Definition of Share Capital
Share capital refers to the total amount of capital raised by a company through various equity financing methods. It forms the foundation of the company's capital structure and represents the shareholders' investment in the company. In simple terms, share capital is the total value represented by the shares issued by the company.
Origin of Share Capital
The concept of share capital originated from the early joint-stock company system. The earliest joint-stock company can be traced back to the 17th century Dutch East India Company, which raised funds by issuing shares to support its commercial activities. Over time, the concept of share capital evolved and became widely used globally.

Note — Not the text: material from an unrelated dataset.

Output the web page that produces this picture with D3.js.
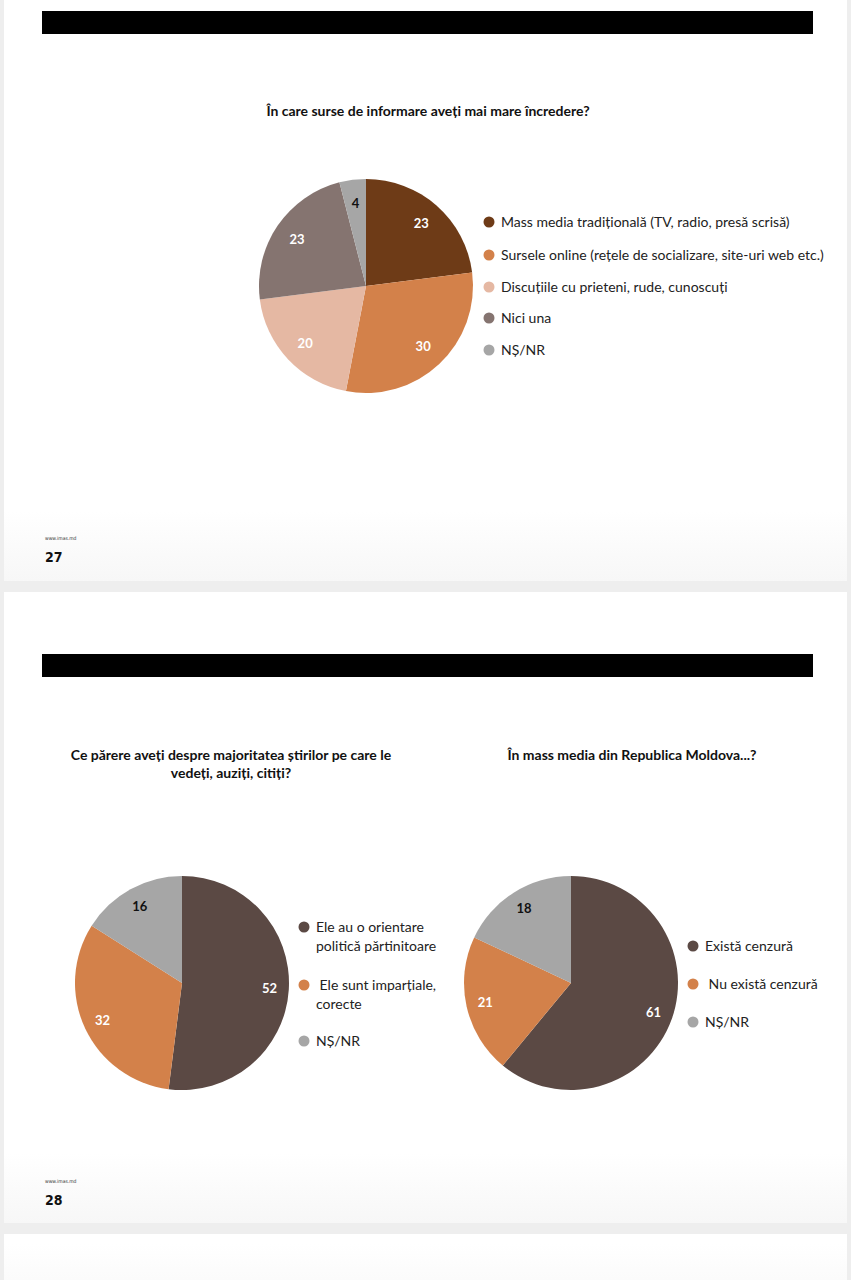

Classification and Characteristics of Share Capital
Share capital can be divided into two main categories: common shares and preferred shares:
- Common Shares: Common shares are the most common form of share capital. Holders have the right to share in the company's residual profits and have voting rights, but their claims are subordinate to preferred shareholders in the event of liquidation.

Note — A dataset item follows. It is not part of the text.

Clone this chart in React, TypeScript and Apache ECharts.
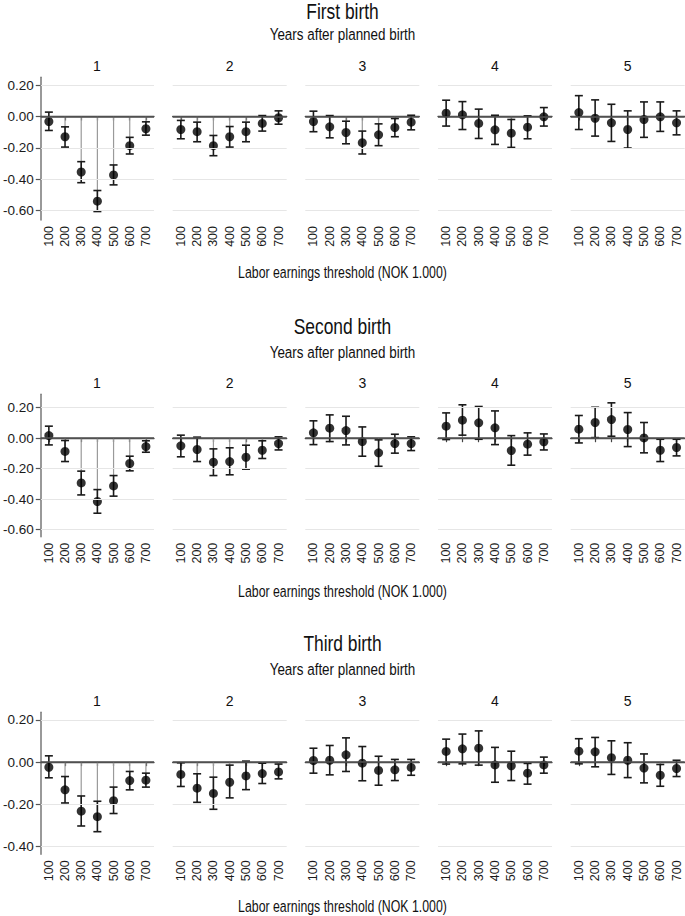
import React, { useEffect, useRef } from "react";
import * as echarts from "echarts";

const thresholds = ["100", "200", "300", "400", "500", "600", "700"];
const years = ["1", "2", "3", "4", "5"];
const sectionTitles = ["First birth", "Second birth", "Third birth"];
const subTitle = "Years after planned birth";
const xTitle = "Labor earnings threshold (NOK 1.000)";

const firstYTicks = [0.2, 0, -0.2, -0.4, -0.6];
const secondYTicks = [0.2, 0, -0.2, -0.4, -0.6];
const thirdYTicks = [0.2, 0, -0.2, -0.4];

// First birth
const firstEst = [
  [-0.032, -0.129, -0.354, -0.54, -0.373, -0.186, -0.078],
  [-0.083, -0.097, -0.186, -0.129, -0.097, -0.044, -0.008],
  [-0.032, -0.066, -0.102, -0.167, -0.117, -0.07, -0.036],
  [0.021, 0.011, -0.044, -0.085, -0.106, -0.068, -0.002],
  [0.025, -0.011, -0.04, -0.083, -0.019, -0.002, -0.04],
];
const firstLo = [
  [-0.089, -0.195, -0.422, -0.606, -0.436, -0.239, -0.119],
  [-0.142, -0.161, -0.25, -0.195, -0.161, -0.093, -0.049],
  [-0.097, -0.136, -0.174, -0.239, -0.186, -0.129, -0.085],
  [-0.061, -0.083, -0.14, -0.178, -0.197, -0.142, -0.061],
  [-0.083, -0.125, -0.159, -0.201, -0.133, -0.095, -0.117],
];
const firstHi = [
  [0.028, -0.066, -0.288, -0.472, -0.309, -0.133, -0.034],
  [-0.025, -0.036, -0.121, -0.064, -0.036, 0.006, 0.036],
  [0.034, 0.006, -0.03, -0.093, -0.047, -0.013, 0.008],
  [0.104, 0.095, 0.047, 0.008, -0.019, 0.004, 0.057],
  [0.133, 0.106, 0.078, 0.036, 0.093, 0.093, 0.036],
];

// Second birth
const secondEst = [
  [0.017, -0.087, -0.293, -0.415, -0.313, -0.166, -0.055],
  [-0.05, -0.074, -0.157, -0.153, -0.125, -0.079, -0.035],
  [0.035, 0.066, 0.05, -0.022, -0.096, -0.035, -0.035],
  [0.079, 0.118, 0.101, 0.068, -0.081, -0.039, -0.024],
  [0.059, 0.103, 0.122, 0.057, 0.002, -0.079, -0.061],
];
const secondLo = [
  [-0.044, -0.153, -0.372, -0.492, -0.38, -0.214, -0.092],
  [-0.122, -0.153, -0.245, -0.24, -0.203, -0.133, -0.077],
  [-0.042, -0.022, -0.044, -0.118, -0.184, -0.098, -0.081],
  [-0.009, 0.02, -0.007, -0.042, -0.177, -0.111, -0.077],
  [-0.031, 0.004, 0.013, -0.055, -0.096, -0.153, -0.116],
];
const secondHi = [
  [0.079, -0.015, -0.216, -0.337, -0.245, -0.118, -0.017],
  [0.02, 0.007, -0.07, -0.063, -0.046, -0.017, 0.009],
  [0.114, 0.153, 0.144, 0.074, -0.011, 0.026, 0.009],
  [0.166, 0.219, 0.208, 0.179, 0.017, 0.035, 0.028],
  [0.149, 0.203, 0.232, 0.168, 0.103, -0.007, -0.007],
];

// Third birth
const thirdEst = [
  [-0.024, -0.131, -0.232, -0.258, -0.182, -0.087, -0.085],
  [-0.058, -0.123, -0.148, -0.095, -0.065, -0.054, -0.046],
  [0.008, 0.009, 0.035, -0.005, -0.039, -0.036, -0.025],
  [0.051, 0.063, 0.066, -0.013, -0.017, -0.052, -0.013],
  [0.052, 0.049, 0.021, 0.009, -0.028, -0.062, -0.03],
];
const thirdLo = [
  [-0.074, -0.193, -0.302, -0.329, -0.243, -0.131, -0.118],
  [-0.115, -0.19, -0.223, -0.169, -0.13, -0.101, -0.079],
  [-0.052, -0.06, -0.044, -0.088, -0.109, -0.087, -0.062],
  [-0.009, -0.008, -0.014, -0.095, -0.087, -0.104, -0.052],
  [-0.008, -0.022, -0.058, -0.073, -0.098, -0.114, -0.068],
];
const thirdHi = [
  [0.03, -0.068, -0.16, -0.185, -0.118, -0.044, -0.052],
  [-0.003, -0.055, -0.071, -0.014, 0.005, -0.005, -0.009],
  [0.066, 0.079, 0.115, 0.074, 0.028, 0.013, 0.013],
  [0.109, 0.133, 0.148, 0.07, 0.052, -0.006, 0.024],
  [0.111, 0.117, 0.101, 0.092, 0.039, -0.011, 0.009],
];

const FONT = "'Liberation Sans', Arial, Helvetica, sans-serif";

const sections = [
  {
    title: sectionTitles[0], est: firstEst, lo: firstLo, hi: firstHi, ticks: firstYTicks,
    min: -0.66, max: 0.25, top: 77.3, height: 142.7,
    titleY: 11, subY: 34, panelY: 66.3, xTitleY: 272.5,
  },
  {
    title: sectionTitles[1], est: secondEst, lo: secondLo, hi: secondHi, ticks: secondYTicks,
    min: -0.646, max: 0.288, top: 394.3, height: 142.4,
    titleY: 326, subY: 352, panelY: 383, xTitleY: 591,
  },
  {
    title: sectionTitles[2], est: thirdEst, lo: thirdLo, hi: thirdHi, ticks: thirdYTicks,
    min: -0.436, max: 0.236, top: 712.3, height: 142,
    titleY: 643, subY: 669, panelY: 701, xTitleY: 906,
  },
];

const panelLefts = [40, 172.7, 305.3, 438, 570.7];
const panelWidth = 114;
const SQ = 0.79;

function buildOption() {
  const grid: any[] = [];
  const xAxis: any[] = [];
  const yAxis: any[] = [];
  const series: any[] = [];
  const graphic: any[] = [];

  sections.forEach((sec, s) => {
    graphic.push({
      type: "text", x: 342.5, y: sec.titleY, scaleX: SQ, silent: true,
      style: { text: sec.title, fontSize: 22, fontFamily: FONT, fill: "#111", align: "center", verticalAlign: "middle" },
    });
    graphic.push({
      type: "text", x: 342.5, y: sec.subY, scaleX: SQ, silent: true,
      style: { text: subTitle, fontSize: 17, fontFamily: FONT, fill: "#111", align: "center", verticalAlign: "middle" },
    });
    graphic.push({
      type: "text", x: 342.5, y: sec.xTitleY, scaleX: SQ, silent: true,
      style: { text: xTitle, fontSize: 15.6, fontFamily: FONT, fill: "#111", align: "center", verticalAlign: "middle" },
    });

    years.forEach((yr, p) => {
      const idx = s * 5 + p;
      const left = panelLefts[p];
      graphic.push({
        type: "text", x: left + panelWidth / 2, y: sec.panelY, silent: true,
        style: { text: yr, fontSize: 14, fontFamily: FONT, fill: "#111", align: "center", verticalAlign: "middle" },
      });
      grid.push({ left, top: sec.top, width: panelWidth, height: sec.height });
      xAxis.push({
        type: "category",
        gridIndex: idx,
        data: thresholds,
        boundaryGap: true,
        axisLine: { show: true, lineStyle: { color: "#444", width: 1.3 } },
        axisTick: { show: true, alignWithLabel: true, interval: 0, length: 4, lineStyle: { color: "#444", width: 1.2 } },
        axisLabel: {
          show: true, interval: 0, hideOverlap: false, rotate: 90, margin: 6,
          fontSize: 12.5, fontFamily: FONT, color: "#1a1a1a",
        },
        splitLine: { show: false },
      });
      const first = p === 0;
      yAxis.push({
        type: "value",
        gridIndex: idx,
        min: sec.min,
        max: sec.max,
        axisLine: { show: first, lineStyle: { color: "#777", width: 1.5 } },
        axisTick: { show: first, length: 5, customValues: sec.ticks, lineStyle: { color: "#555", width: 1.2 } },
        axisLabel: {
          show: first, customValues: sec.ticks, margin: 7, fontSize: 13.5, fontFamily: FONT, color: "#1a1a1a",
          formatter: (v: number) => v.toFixed(2),
        },
        splitLine: { show: false },
      });

      const est = sec.est[p];
      const lo = sec.lo[p];
      const hi = sec.hi[p];

      series.push({
        type: "scatter",
        xAxisIndex: idx,
        yAxisIndex: idx,
        data: [],
        z: 0,
        silent: true,
        markLine: {
          silent: true,
          symbol: "none",
          label: { show: false },
          animation: false,
          lineStyle: { color: "#e6e6e6", width: 1, type: "solid" },
          data: sec.ticks.map((v) =>
            v === 0
              ? { yAxis: v, lineStyle: { color: "#555", width: 1.5, type: "solid" } }
              : { yAxis: v }
          ),
        },
      });

      series.push({
        type: "custom",
        xAxisIndex: idx,
        yAxisIndex: idx,
        z: 2,
        silent: true,
        data: est.map((e, i) => [i, e, lo[i], hi[i]]),
        encode: { x: 0, y: [1, 2, 3] },
        renderItem: (params: any, api: any) => {
          const i = api.value(0);
          const e = api.value(1);
          const l = api.value(2);
          const h = api.value(3);
          const p0 = api.coord([i, 0]);
          const pe = api.coord([i, e]);
          const pl = api.coord([i, l]);
          const ph = api.coord([i, h]);
          const cap = 4;
          const bar = { stroke: "#1a1a1a", lineWidth: 1.6 };
          return {
            type: "group",
            children: [
              { type: "line", shape: { x1: p0[0], y1: p0[1], x2: pe[0], y2: pe[1] }, style: { stroke: "#9a9a9a", lineWidth: 1.2 } },
              { type: "line", shape: { x1: pl[0], y1: pl[1], x2: ph[0], y2: ph[1] }, style: bar },
              { type: "line", shape: { x1: pl[0] - cap, y1: pl[1], x2: pl[0] + cap, y2: pl[1] }, style: bar },
              { type: "line", shape: { x1: ph[0] - cap, y1: ph[1], x2: ph[0] + cap, y2: ph[1] }, style: bar },
            ],
          };
        },
      });

      series.push({
        type: "scatter",
        xAxisIndex: idx,
        yAxisIndex: idx,
        z: 3,
        silent: true,
        symbol: "circle",
        symbolSize: 9,
        itemStyle: { color: "#000" },
        data: est.map((e, i) => [i, e]),
      });
    });
  });

  return { animation: false, backgroundColor: "#fff", grid, xAxis, yAxis, series, graphic };
}

export default function App() {
  const ref = useRef<HTMLDivElement>(null);
  useEffect(() => {
    document.body.style.margin = "0";
    if (!ref.current) return;
    const chart = echarts.init(ref.current, undefined, { renderer: "svg" });
    chart.setOption(buildOption() as any);
    return () => chart.dispose();
  }, []);
  return <div ref={ref} style={{ width: 685, height: 916 }} />;
}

- Preferred Shares: Preferred shareholders have priority over common shareholders in profit distribution and liquidation but usually do not have voting rights. The dividends on preferred shares are typically fixed.
Comparison with Similar Concepts
Share capital and debt capital are the two main ways a company can raise funds. Share capital represents shareholders' investment, while debt capital is the funds a company obtains through borrowing. Share capital does not need to be repaid, but shareholders have the right to share in the company's profits; debt capital must be repaid with interest.
Specific Cases
Case 1: A tech company raised 100 million yuan in share capital by issuing 10 million common shares at 10 yuan per share through an initial public offering (IPO). The funds were used for new product development and market expansion.
Case 2: A manufacturing company raised 100 million yuan in share capital by issuing 5 million preferred shares at 20 yuan per share. Preferred shareholders receive fixed annual dividends but do not participate in the company's daily management.
Common Questions
Question 1: What is the difference between share capital and market capitalization?
Answer: Share capital is the total amount of funds raised by issuing shares, while market capitalization is the current share price multiplied by the total number of shares, reflecting the market's valuation of the company.
Question 2: Can a company increase its share capital at any time?
Answer: Increasing share capital usually requires approval from the shareholders' meeting and must comply with relevant laws and regulations.